Vor allem Arbeiter äußerten sich besorgt: „Es kann nicht sein, dass jetzt Faschisten rankommen“ (Altenpflegerin). „ich weiß gar nicht, was ich dazu sagen soll. Das ist alles andere als gut. Von meinen Kollegen sind viele Migranten. Sie verstehen gar nicht richtig, was passiert ist. Ich habe ihnen erklärt, dass der neue Landrat vor allem dafür steht, Migranten auszuweisen“ (Kollegin aus dem Service-Bereich eines Hotel-Betriebs).

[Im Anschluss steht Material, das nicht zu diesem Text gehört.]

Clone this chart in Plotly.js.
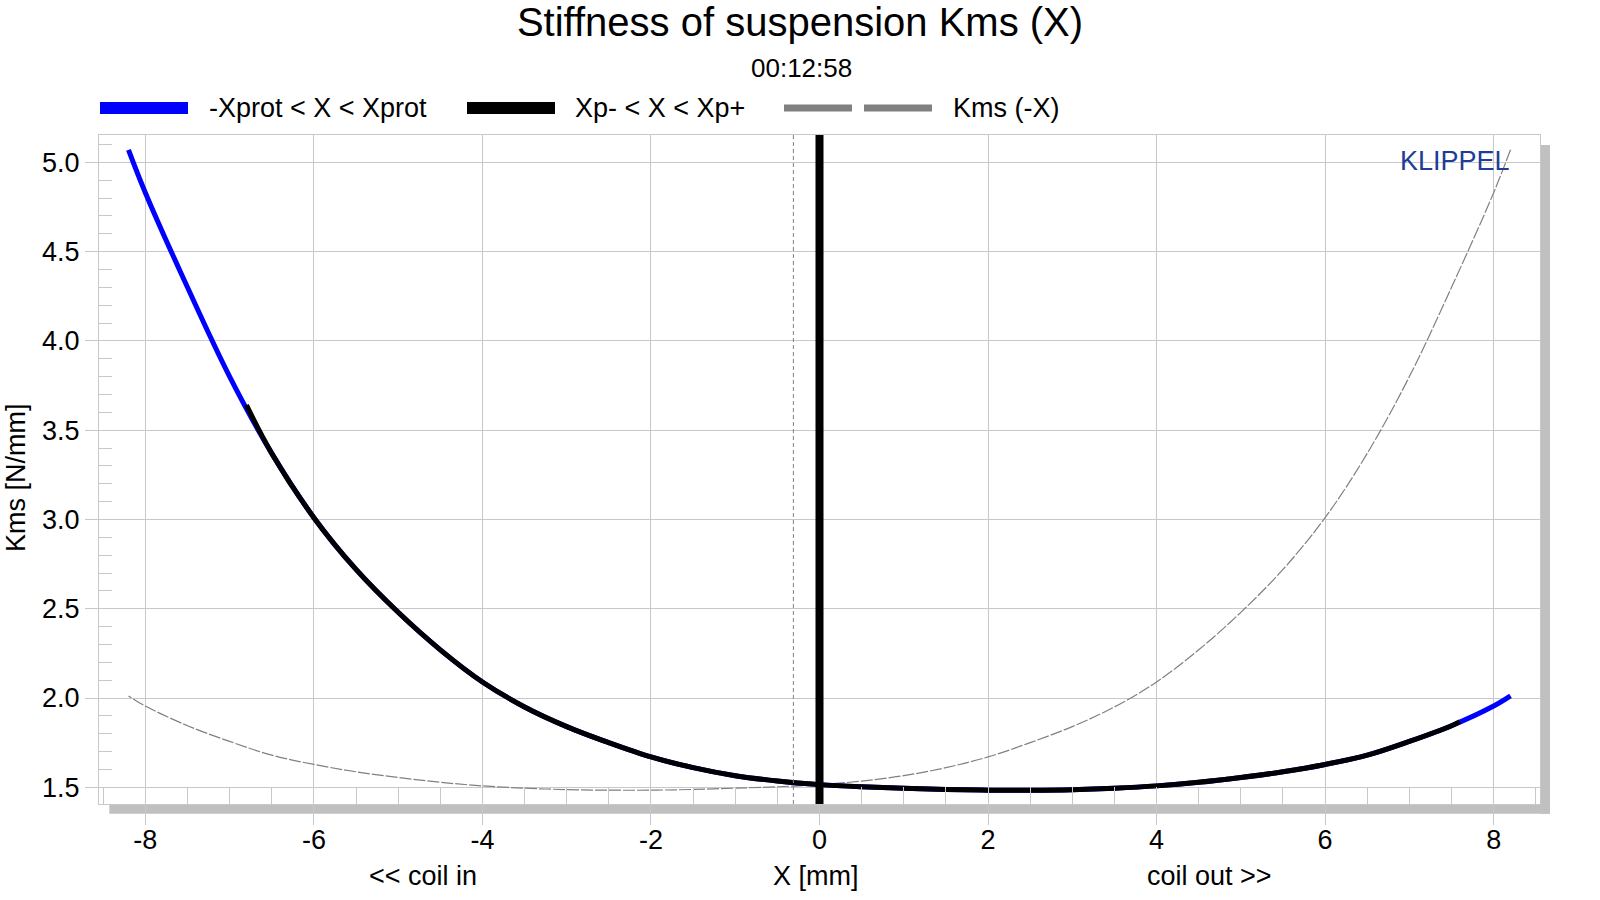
<!DOCTYPE html>
<html><head><meta charset="utf-8">
<script src="https://cdn.plot.ly/plotly-3.0.1.min.js"></script>
<style>html,body{margin:0;padding:0;background:#fff;} #chart{width:1600px;height:900px;}</style>
</head><body><div id="chart"></div>
<script>
// ---- data ----
const xValues = [-8.2, -8, -7.5, -7, -6.5, -6, -5.5, -5, -4.5, -4, -3.5, -3, -2.5, -2, -1.5, -1, -0.5, 0,
                 0.5, 1, 1.5, 2, 2.5, 3, 3.5, 4, 4.5, 5, 5.5, 6, 6.5, 7, 7.5, 8, 8.2];
const kmsValues = [5.07, 4.83, 4.30, 3.80, 3.37, 3.01, 2.72, 2.48, 2.27, 2.09, 1.95, 1.84, 1.75, 1.67, 1.61, 1.565, 1.535, 1.515,
                   1.503, 1.495, 1.488, 1.484, 1.484, 1.487, 1.495, 1.508, 1.528, 1.555, 1.587, 1.628, 1.680, 1.757, 1.845, 1.955, 2.012];
const xpX = [-6.8, -6.5, -6, -5.5, -5, -4.5, -4, -3.5, -3, -2.5, -2, -1.5, -1, -0.5, 0,
             0.5, 1, 1.5, 2, 2.5, 3, 3.5, 4, 4.5, 5, 5.5, 6, 6.5, 7, 7.5, 7.6];
const xpKms = [3.64, 3.37, 3.01, 2.72, 2.48, 2.27, 2.09, 1.95, 1.84, 1.75, 1.67, 1.61, 1.565, 1.535, 1.515,
               1.503, 1.495, 1.488, 1.484, 1.484, 1.487, 1.495, 1.508, 1.528, 1.555, 1.587, 1.628, 1.680, 1.757, 1.845, 1.868];
const restPosition = 0;
const offsetPosition = -0.31;
const xTickVals = [-8, -6, -4, -2, 0, 2, 4, 6, 8];
const xTickText = ['-8', '-6', '-4', '-2', '0', '2', '4', '6', '8'];
const yTickVals = [1.5, 2.0, 2.5, 3.0, 3.5, 4.0, 4.5, 5.0];
const yTickText = ['1.5', '2.0', '2.5', '3.0', '3.5', '4.0', '4.5', '5.0'];
const legendNames = ['-Xprot < X < Xprot', 'Xp- < X < Xp+', 'Kms (-X)'];
const titleText = 'Stiffness of suspension Kms (X)';
const subtitleText = '00:12:58';

// ---- layout helpers (pixel -> paper) ----
const L = 99, R = 1540, T = 135, B = 804;
const W = R - L, H = B - T;
const px = v => (v - L) / W;
const py = v => (B - v) / H;
const FONT = 'Arial, "Liberation Sans", sans-serif';
const GRID = '#c8c8c8';

const traces = [
  { x: xValues.map(v => -v), y: kmsValues, mode: 'lines', name: legendNames[2],
    line: { color: '#808080', width: 1.2, dash: '12px,2px', shape: 'spline' }, hoverinfo: 'skip' },
  { x: xValues, y: kmsValues, mode: 'lines', name: legendNames[0],
    line: { color: '#0000ff', width: 5, shape: 'spline' } },
  { x: xpX, y: xpKms, mode: 'lines', name: legendNames[1],
    line: { color: '#000000', width: 5, shape: 'spline' } }
];

const shapes = [
  { type: 'rect', xref: 'paper', yref: 'paper', x0: px(109.3), x1: px(1550), y0: py(813.7), y1: py(804),
    fillcolor: '#c0c0c0', line: { width: 0 }, layer: 'below' },
  { type: 'rect', xref: 'paper', yref: 'paper', x0: px(1540.5), x1: px(1550), y0: py(813.7), y1: py(145),
    fillcolor: '#c0c0c0', line: { width: 0 }, layer: 'below' },
  { type: 'line', xref: 'x', yref: 'paper', x0: offsetPosition, x1: offsetPosition, y0: 0, y1: 1,
    line: { color: '#808080', width: 1, dash: '4px,3px' } },
  { type: 'line', xref: 'x', yref: 'paper', x0: restPosition, x1: restPosition, y0: 0, y1: 1,
    line: { color: '#000000', width: 8 }, layer: 'above' },
  // legend samples
  { type: 'line', xref: 'paper', yref: 'paper', x0: px(100), x1: px(188), y0: py(108), y1: py(108),
    line: { color: '#0000ff', width: 12 } },
  { type: 'line', xref: 'paper', yref: 'paper', x0: px(467), x1: px(555), y0: py(108), y1: py(108),
    line: { color: '#000000', width: 12 } },
  { type: 'line', xref: 'paper', yref: 'paper', x0: px(784), x1: px(852), y0: py(108), y1: py(108),
    line: { color: '#808080', width: 7 } },
  { type: 'line', xref: 'paper', yref: 'paper', x0: px(864), x1: px(932), y0: py(108), y1: py(108),
    line: { color: '#808080', width: 7 } }
];

const txt = (text, x, y, opts) => Object.assign({
  text: text, xref: 'paper', yref: 'paper', x: px(x), y: py(y), showarrow: false,
  xanchor: 'left', yanchor: 'middle', font: { family: FONT, size: 27, color: '#000' }
}, opts || {});

const annotations = [
  txt(legendNames[0], 207, 108),
  txt(legendNames[1], 573, 108),
  txt(legendNames[2], 951, 108),
  txt(subtitleText, 801, 68, { xanchor: 'center', font: { family: FONT, size: 26, color: '#000' } }),
  txt('KLIPPEL', 1512, 161, { xanchor: 'right', font: { family: FONT, size: 27, color: '#1f3c96' } }),
  txt('<< coil in', 423, 876, { xanchor: 'center' }),
  txt('X [mm]', 816, 876, { xanchor: 'center' }),
  txt('coil out >>', 1209, 876, { xanchor: 'center' }),
  txt('Kms [N/mm]', 16, 478, { xanchor: 'center', textangle: -90 })
];

const layout = {
  width: 1600, height: 900,
  margin: { l: L, r: 1600 - R, t: T, b: 900 - B, autoexpand: false },
  paper_bgcolor: '#ffffff', plot_bgcolor: '#ffffff',
  showlegend: false,
  title: { text: titleText, x: 0.5, xref: 'container', xanchor: 'center',
           y: 1 - 22 / 900, yref: 'container', yanchor: 'middle',
           font: { family: FONT, size: 40, color: '#000' } },
  xaxis: {
    range: [-8.55, 8.55], tickvals: xTickVals, ticktext: xTickText,
    showgrid: true, gridcolor: GRID, gridwidth: 1, zeroline: false,
    showline: true, linecolor: GRID, linewidth: 1, mirror: true,
    ticks: 'outside', ticklen: 20, tickcolor: GRID, tickwidth: 1,
    ticklabelstandoff: -8,
    tickfont: { family: FONT, size: 27, color: '#000' },
    minor: { ticks: 'inside', dtick: 0.5, tick0: 0, ticklen: 17, tickcolor: GRID, tickwidth: 1, showgrid: false },
    fixedrange: true
  },
  yaxis: {
    range: [1.4065, 5.153], tickvals: yTickVals, ticktext: yTickText,
    showgrid: true, gridcolor: GRID, gridwidth: 1, zeroline: false,
    showline: true, linecolor: GRID, linewidth: 1, mirror: true,
    ticks: 'outside', ticklen: 13, tickcolor: GRID, tickwidth: 1,
    tickfont: { family: FONT, size: 27, color: '#000' },
    minor: { ticks: 'inside', dtick: 0.1, tick0: 1.5, ticklen: 13, tickcolor: GRID, tickwidth: 1, showgrid: false },
    fixedrange: true
  },
  shapes: shapes,
  annotations: annotations
};

Plotly.newPlot('chart', traces, layout, { displayModeBar: false, staticPlot: true });
</script>
</body></html>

Notwendige Schlussfolgerung: Eine Offensive der Kleinarbeit der MLPD, der Diskussion mit den Massen

Die MLPD wird diese Situation zum Anlass nehmen, in ihrer Kleinarbeit verstärkt den Leuten zu helfen, mit den Einflüssen der völkischen Ideologie fertig zu werden und dazu zum Beispiel die Anti-AfD-Broschüre der MLPD einsetzen. Die Suche der Leute nach Alternativen beantwortet die MLPD mit der verstärkten Diskussion über die Alternative des echten Sozialismus. Sie diskutiert freimütig und auch kritisch mit den Massen: Die Wahl der AfD ist keine Protestwahl, mit der Wahl der AfD setzt ihr auf das falsche Pferd und stärkt die volksfeindliche Politik der Regierungen und der Monopole, auch wenn ihr das subjektiv überhaupt nicht wollt. Es mag für den Moment bequemer erscheinen, seinen Protest mit der Wahl der AfD ausdrücken zu wollen. Es ist aber keine Lösung und es führt kein Weg daran vorbei, dass die Massen die Zukunft in die eigene Hand nehmen. Das fördert die MLPD. Protest ist links!